UNIDENTIFIED PERSON #1: Hello - last name.


DEEPA SHIVARAM, BYLINE: It's a dreary afternoon in New Britain, and student volunteers at Central Connecticut State University are checking in guests.

UNIDENTIFIED PERSON #1: Just down the hall and to the right.


SHIVARAM: Inside, Congresswoman Jahana Hayes is highlighting an issue that's central to her campaign.

JAHANA HAYES: As women's rights are being eviscerated all over the country, it is critical that we take action to enshrine women's reproductive rights into law.

SHIVARAM: This is normally a safe Democratic district, but Hayes is in a tight race this year, one of several that Democrats need to win to try to hold on to the House. She brought in a well-known guest to help make her case.

HAYES: I think that our vice president of the United States of America is uniquely qualified to weigh in on this conversation.

SHIVARAM: The conversation is about protecting reproductive rights. And Harris has been weighing in - repeatedly.

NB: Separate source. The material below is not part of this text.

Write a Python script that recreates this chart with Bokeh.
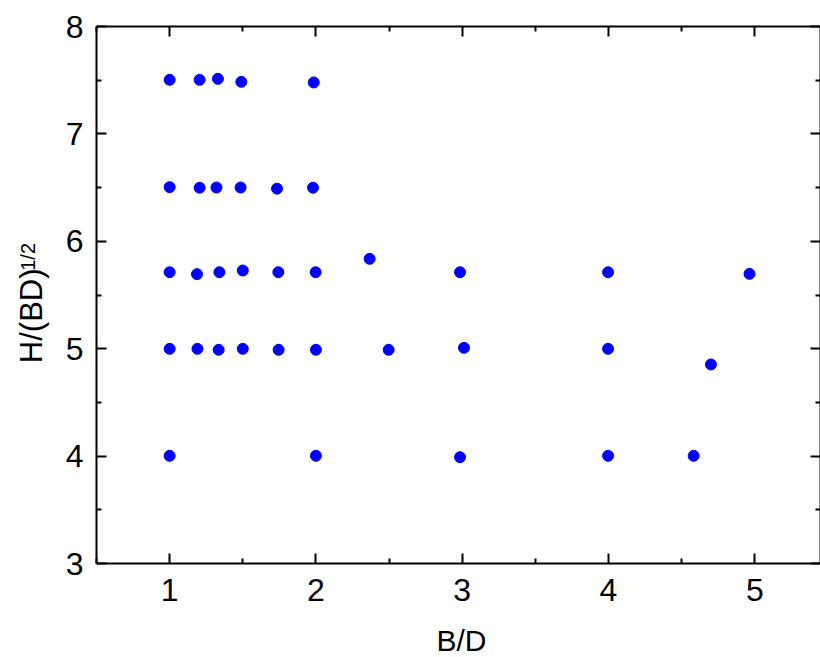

This was one of more than 20 events on abortion rights that the vice president has led since May, when the draft opinion reversing Roe v. Wade was first leaked.

VICE PRESIDENT KAMALA HARRIS: This is admirable to get out here and speak with force and feeling about this issue.

SHIVARAM: She's been taking this message to North Carolina, Indiana and Florida. And back at the White House, she's been bringing together all kinds of stakeholders - lawmakers, faith leaders, health experts - to listen and to energize.

JOCELYN FRYE: She is very much involved in the conversation. She is - these are not - this is not a meeting where she's just reading talking points.

SHIVARAM: That's Jocelyn Frye, a Biden administration ally who leads an advocacy group, the National Partnership for Women and Families. She was in one of Harris's meetings last month.

FRYE: You know, we've all been in those meetings when people are sort of just going through the motions. And this was not that type of a meeting.

SHIVARAM: It's not just abortion that Harris addresses in these events. She says that the Supreme Court decision threatens rights for LGBTQ people and people of color, and she sees an opportunity to bring these fights together.

HARRIS: Let's organize. Let's link arms and do what we need to do, including in the next 34 days.

SHIVARAM: That message resonated with Utah state representative Andrea Ramos (ph). She was at a roundtable with Harris and other Latina state lawmakers back in August.

ANDREA RAMOS: It was really, for me, not only a call of action for abortion access and what we could and couldn't do but really a call of action just to, you know, remind people this is the midterms, but there's a lot at stake.

SHIVARAM: And with just over a month until Election Day, the White House says Harris will continue to hold these kinds of events, and will take her message to states with competitive races. Deepa Shivaram, NPR News, the White House.